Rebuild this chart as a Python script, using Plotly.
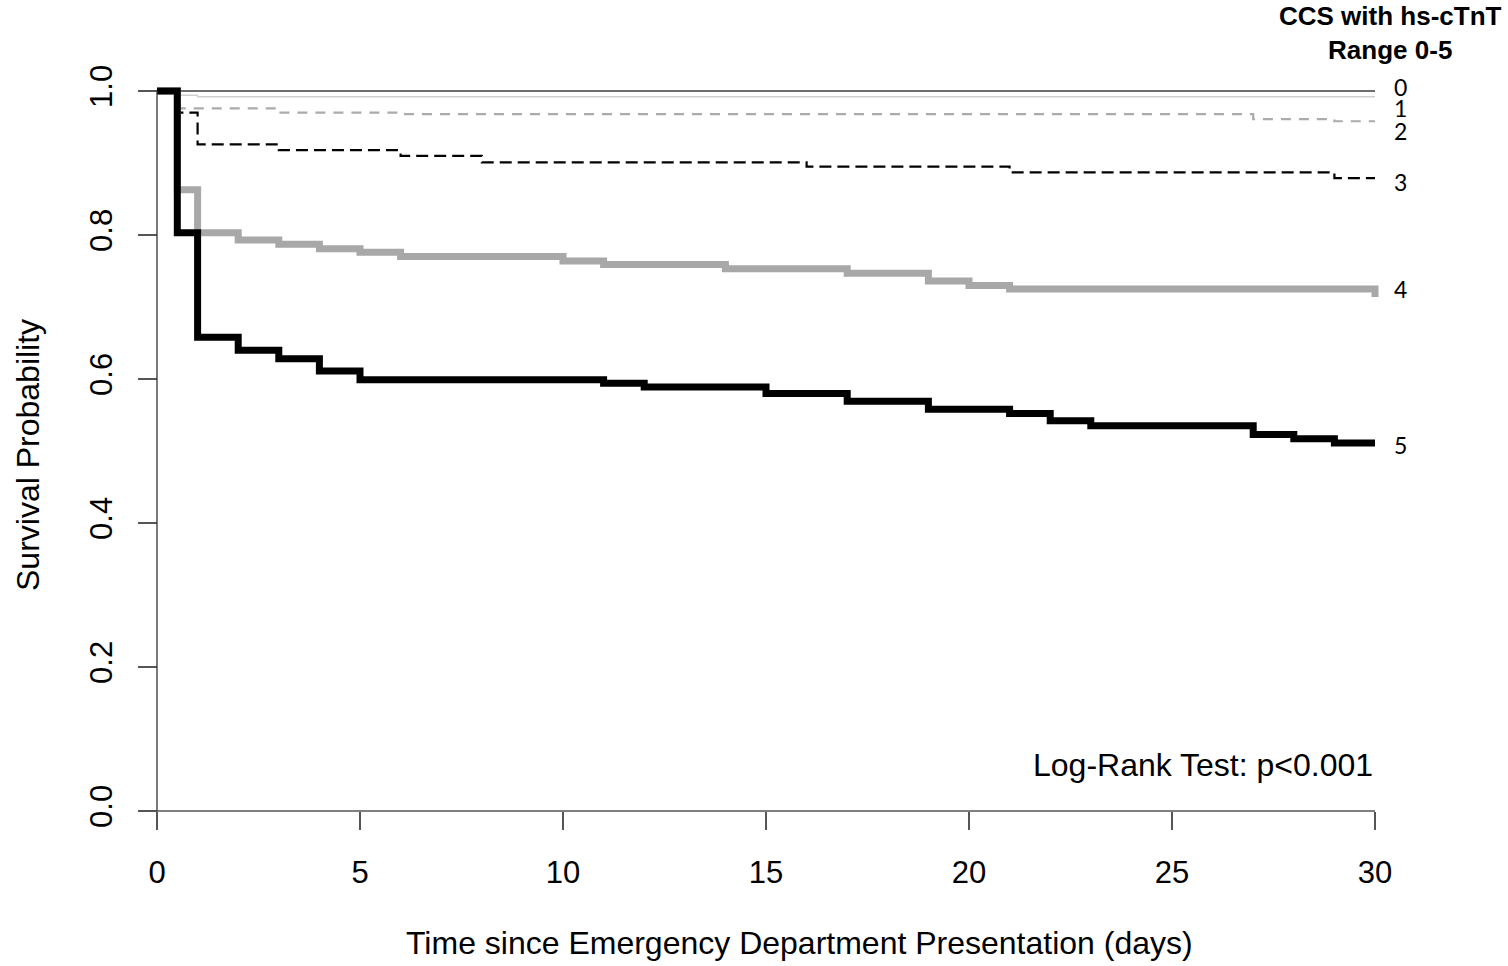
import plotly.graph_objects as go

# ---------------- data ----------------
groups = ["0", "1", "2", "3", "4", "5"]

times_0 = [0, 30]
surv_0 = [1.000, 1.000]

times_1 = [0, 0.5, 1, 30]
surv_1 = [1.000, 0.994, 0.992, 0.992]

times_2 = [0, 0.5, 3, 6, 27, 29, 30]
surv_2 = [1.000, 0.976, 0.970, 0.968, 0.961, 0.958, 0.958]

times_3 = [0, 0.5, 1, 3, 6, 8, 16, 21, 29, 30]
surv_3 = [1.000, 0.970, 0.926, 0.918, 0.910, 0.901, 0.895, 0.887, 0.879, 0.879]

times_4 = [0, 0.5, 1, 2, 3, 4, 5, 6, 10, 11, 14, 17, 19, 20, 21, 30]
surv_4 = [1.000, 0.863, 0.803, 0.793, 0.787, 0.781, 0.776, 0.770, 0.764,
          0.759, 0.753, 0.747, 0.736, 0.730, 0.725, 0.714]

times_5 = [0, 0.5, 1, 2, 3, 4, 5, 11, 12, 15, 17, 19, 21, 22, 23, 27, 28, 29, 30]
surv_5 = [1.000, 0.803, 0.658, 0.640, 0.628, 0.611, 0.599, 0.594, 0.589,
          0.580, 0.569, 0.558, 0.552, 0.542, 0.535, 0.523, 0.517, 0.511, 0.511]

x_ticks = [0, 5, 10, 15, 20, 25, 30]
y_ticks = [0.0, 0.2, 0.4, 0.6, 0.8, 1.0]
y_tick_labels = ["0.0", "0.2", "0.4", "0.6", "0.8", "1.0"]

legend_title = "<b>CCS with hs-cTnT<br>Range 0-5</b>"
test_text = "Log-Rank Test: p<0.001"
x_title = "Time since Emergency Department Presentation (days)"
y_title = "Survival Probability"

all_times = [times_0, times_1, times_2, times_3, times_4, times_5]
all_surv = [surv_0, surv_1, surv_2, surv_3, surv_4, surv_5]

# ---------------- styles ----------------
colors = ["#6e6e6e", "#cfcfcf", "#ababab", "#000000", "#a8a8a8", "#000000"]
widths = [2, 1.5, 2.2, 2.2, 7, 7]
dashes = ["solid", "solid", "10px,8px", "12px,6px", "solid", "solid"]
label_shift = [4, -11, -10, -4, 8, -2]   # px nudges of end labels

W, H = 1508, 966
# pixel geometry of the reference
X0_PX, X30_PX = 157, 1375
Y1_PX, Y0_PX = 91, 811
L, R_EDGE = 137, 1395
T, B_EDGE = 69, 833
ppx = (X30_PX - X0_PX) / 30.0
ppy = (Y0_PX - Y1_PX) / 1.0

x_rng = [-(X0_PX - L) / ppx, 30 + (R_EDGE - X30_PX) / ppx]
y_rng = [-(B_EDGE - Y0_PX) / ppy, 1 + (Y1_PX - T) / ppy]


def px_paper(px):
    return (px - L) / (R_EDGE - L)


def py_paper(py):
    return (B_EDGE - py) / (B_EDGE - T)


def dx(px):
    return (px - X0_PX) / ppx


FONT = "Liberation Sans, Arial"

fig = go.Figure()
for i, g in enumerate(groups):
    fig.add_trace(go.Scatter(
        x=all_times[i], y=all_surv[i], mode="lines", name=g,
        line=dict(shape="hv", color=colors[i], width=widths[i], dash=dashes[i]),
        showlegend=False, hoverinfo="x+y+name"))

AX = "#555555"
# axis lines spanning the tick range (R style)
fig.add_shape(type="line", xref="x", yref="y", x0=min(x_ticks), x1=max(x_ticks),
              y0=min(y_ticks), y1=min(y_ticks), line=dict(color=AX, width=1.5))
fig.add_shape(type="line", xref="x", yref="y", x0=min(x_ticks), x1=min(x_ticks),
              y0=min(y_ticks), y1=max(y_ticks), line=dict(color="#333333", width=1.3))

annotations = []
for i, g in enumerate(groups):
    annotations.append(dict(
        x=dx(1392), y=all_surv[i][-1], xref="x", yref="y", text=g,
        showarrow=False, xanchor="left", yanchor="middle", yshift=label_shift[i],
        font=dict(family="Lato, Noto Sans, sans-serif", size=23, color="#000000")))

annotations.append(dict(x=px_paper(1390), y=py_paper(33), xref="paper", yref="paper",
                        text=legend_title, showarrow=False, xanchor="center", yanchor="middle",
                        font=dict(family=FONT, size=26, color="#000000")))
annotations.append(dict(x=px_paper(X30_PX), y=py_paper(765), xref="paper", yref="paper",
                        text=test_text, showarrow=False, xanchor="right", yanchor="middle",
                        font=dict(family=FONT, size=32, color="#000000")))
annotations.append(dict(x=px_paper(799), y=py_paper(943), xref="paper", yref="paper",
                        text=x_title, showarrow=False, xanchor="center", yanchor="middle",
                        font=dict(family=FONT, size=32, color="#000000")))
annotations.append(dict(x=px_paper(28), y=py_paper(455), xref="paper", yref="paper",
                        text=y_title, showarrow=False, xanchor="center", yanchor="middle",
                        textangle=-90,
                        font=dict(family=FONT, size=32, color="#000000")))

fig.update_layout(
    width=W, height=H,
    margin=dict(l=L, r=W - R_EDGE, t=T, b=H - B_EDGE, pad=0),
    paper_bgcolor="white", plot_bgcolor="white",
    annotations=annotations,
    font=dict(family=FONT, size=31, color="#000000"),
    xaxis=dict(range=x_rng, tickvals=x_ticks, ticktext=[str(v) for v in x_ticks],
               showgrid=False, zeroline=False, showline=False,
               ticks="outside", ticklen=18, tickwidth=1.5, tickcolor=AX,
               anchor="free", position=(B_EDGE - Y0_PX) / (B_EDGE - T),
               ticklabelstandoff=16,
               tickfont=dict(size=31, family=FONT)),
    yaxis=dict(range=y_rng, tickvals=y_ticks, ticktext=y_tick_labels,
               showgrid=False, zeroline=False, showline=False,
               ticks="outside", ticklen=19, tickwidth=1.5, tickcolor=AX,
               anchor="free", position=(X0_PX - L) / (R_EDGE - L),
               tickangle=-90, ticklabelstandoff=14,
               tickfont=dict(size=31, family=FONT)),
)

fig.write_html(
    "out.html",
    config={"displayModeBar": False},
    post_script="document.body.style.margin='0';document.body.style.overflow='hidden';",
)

◆ ◆ ◆ ◆

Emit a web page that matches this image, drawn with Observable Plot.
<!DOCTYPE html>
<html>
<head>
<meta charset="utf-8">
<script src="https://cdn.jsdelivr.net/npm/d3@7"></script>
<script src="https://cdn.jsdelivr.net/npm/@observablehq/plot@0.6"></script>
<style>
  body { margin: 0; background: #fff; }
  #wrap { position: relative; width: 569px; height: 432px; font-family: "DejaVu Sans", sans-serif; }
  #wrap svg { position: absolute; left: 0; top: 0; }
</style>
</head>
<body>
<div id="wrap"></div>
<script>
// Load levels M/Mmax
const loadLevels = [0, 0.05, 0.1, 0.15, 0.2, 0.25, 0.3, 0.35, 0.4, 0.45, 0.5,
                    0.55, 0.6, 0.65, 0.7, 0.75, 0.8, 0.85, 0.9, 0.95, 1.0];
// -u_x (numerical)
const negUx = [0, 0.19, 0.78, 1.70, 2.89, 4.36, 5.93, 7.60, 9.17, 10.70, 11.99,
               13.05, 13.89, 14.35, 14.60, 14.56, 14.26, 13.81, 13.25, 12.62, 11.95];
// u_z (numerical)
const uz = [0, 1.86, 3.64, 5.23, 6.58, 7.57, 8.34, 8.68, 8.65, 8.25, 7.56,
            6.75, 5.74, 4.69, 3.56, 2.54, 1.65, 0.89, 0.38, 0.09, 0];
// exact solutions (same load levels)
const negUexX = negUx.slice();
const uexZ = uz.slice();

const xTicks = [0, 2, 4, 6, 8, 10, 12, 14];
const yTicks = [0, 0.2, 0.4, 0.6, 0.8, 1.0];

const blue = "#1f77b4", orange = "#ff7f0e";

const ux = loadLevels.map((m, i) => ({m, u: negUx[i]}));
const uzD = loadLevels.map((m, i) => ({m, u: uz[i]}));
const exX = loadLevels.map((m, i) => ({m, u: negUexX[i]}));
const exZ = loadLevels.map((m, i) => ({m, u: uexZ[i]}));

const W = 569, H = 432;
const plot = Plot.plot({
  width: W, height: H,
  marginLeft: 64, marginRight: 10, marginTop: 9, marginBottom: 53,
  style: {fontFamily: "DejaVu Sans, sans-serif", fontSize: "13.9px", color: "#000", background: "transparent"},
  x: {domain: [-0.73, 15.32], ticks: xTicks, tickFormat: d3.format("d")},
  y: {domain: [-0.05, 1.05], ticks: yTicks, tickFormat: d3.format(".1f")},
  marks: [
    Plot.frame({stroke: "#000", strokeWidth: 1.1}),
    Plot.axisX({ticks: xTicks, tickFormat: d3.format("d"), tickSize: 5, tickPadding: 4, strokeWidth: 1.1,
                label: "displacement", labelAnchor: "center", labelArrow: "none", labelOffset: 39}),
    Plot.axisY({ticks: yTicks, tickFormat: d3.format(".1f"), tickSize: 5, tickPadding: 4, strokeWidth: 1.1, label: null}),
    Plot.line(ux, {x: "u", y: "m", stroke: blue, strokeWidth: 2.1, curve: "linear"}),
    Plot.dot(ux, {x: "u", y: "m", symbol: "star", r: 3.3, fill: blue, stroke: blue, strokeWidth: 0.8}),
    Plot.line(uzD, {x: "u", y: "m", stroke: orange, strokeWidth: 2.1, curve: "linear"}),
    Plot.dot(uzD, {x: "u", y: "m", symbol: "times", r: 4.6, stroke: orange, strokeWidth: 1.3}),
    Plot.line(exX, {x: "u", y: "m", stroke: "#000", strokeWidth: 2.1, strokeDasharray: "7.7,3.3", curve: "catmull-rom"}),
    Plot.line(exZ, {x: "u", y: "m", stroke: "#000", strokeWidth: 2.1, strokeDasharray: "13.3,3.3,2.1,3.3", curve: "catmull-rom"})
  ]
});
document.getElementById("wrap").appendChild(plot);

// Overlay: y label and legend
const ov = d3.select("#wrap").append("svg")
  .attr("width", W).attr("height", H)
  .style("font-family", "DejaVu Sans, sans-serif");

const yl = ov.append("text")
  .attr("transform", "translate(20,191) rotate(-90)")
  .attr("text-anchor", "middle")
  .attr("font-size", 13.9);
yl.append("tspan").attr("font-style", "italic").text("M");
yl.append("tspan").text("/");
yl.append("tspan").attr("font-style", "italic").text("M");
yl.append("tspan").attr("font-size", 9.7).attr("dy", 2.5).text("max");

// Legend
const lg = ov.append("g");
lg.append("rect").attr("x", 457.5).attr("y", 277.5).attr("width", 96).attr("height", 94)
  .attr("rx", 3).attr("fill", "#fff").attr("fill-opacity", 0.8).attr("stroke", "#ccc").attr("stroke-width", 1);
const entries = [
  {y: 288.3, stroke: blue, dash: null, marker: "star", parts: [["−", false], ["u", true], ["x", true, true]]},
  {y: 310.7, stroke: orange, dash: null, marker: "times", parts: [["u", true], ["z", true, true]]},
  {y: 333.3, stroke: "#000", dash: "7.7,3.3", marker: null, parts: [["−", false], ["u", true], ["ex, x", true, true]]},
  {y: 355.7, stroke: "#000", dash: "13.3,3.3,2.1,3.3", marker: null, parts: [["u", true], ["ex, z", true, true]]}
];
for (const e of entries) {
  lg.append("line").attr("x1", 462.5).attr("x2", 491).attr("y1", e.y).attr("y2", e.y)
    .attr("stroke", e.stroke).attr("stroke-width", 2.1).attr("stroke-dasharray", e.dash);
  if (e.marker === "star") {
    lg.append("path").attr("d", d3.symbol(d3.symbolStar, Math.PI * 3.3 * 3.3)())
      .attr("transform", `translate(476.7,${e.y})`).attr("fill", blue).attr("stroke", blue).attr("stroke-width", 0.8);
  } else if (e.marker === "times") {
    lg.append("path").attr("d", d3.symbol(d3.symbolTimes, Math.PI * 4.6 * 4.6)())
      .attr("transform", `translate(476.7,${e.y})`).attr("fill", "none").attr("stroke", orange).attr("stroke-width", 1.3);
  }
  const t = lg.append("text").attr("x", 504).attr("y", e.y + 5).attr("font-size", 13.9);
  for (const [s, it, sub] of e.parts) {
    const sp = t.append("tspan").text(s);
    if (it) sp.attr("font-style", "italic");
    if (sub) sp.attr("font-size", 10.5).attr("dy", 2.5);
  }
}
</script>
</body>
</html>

◆ ◆ ◆ ◆

EXERCISE REQUIREMENTS:
Take the material above and output only the lines from the one that contains "Rebuild this chart" through the one that contains "return (B_EDGE - py) / (B_EDGE - T)", ends included and images left out.

RESPONSE:
Rebuild this chart as a Python script, using Plotly.
import plotly.graph_objects as go

# ---------------- data ----------------
groups = ["0", "1", "2", "3", "4", "5"]

times_0 = [0, 30]
surv_0 = [1.000, 1.000]

times_1 = [0, 0.5, 1, 30]
surv_1 = [1.000, 0.994, 0.992, 0.992]

times_2 = [0, 0.5, 3, 6, 27, 29, 30]
surv_2 = [1.000, 0.976, 0.970, 0.968, 0.961, 0.958, 0.958]

times_3 = [0, 0.5, 1, 3, 6, 8, 16, 21, 29, 30]
surv_3 = [1.000, 0.970, 0.926, 0.918, 0.910, 0.901, 0.895, 0.887, 0.879, 0.879]

times_4 = [0, 0.5, 1, 2, 3, 4, 5, 6, 10, 11, 14, 17, 19, 20, 21, 30]
surv_4 = [1.000, 0.863, 0.803, 0.793, 0.787, 0.781, 0.776, 0.770, 0.764,
          0.759, 0.753, 0.747, 0.736, 0.730, 0.725, 0.714]

times_5 = [0, 0.5, 1, 2, 3, 4, 5, 11, 12, 15, 17, 19, 21, 22, 23, 27, 28, 29, 30]
surv_5 = [1.000, 0.803, 0.658, 0.640, 0.628, 0.611, 0.599, 0.594, 0.589,
          0.580, 0.569, 0.558, 0.552, 0.542, 0.535, 0.523, 0.517, 0.511, 0.511]

x_ticks = [0, 5, 10, 15, 20, 25, 30]
y_ticks = [0.0, 0.2, 0.4, 0.6, 0.8, 1.0]
y_tick_labels = ["0.0", "0.2", "0.4", "0.6", "0.8", "1.0"]

legend_title = "<b>CCS with hs-cTnT<br>Range 0-5</b>"
test_text = "Log-Rank Test: p<0.001"
x_title = "Time since Emergency Department Presentation (days)"
y_title = "Survival Probability"

all_times = [times_0, times_1, times_2, times_3, times_4, times_5]
all_surv = [surv_0, surv_1, surv_2, surv_3, surv_4, surv_5]

# ---------------- styles ----------------
colors = ["#6e6e6e", "#cfcfcf", "#ababab", "#000000", "#a8a8a8", "#000000"]
widths = [2, 1.5, 2.2, 2.2, 7, 7]
dashes = ["solid", "solid", "10px,8px", "12px,6px", "solid", "solid"]
label_shift = [4, -11, -10, -4, 8, -2]   # px nudges of end labels

W, H = 1508, 966
# pixel geometry of the reference
X0_PX, X30_PX = 157, 1375
Y1_PX, Y0_PX = 91, 811
L, R_EDGE = 137, 1395
T, B_EDGE = 69, 833
ppx = (X30_PX - X0_PX) / 30.0
ppy = (Y0_PX - Y1_PX) / 1.0

x_rng = [-(X0_PX - L) / ppx, 30 + (R_EDGE - X30_PX) / ppx]
y_rng = [-(B_EDGE - Y0_PX) / ppy, 1 + (Y1_PX - T) / ppy]


def px_paper(px):
    return (px - L) / (R_EDGE - L)


def py_paper(py):
    return (B_EDGE - py) / (B_EDGE - T)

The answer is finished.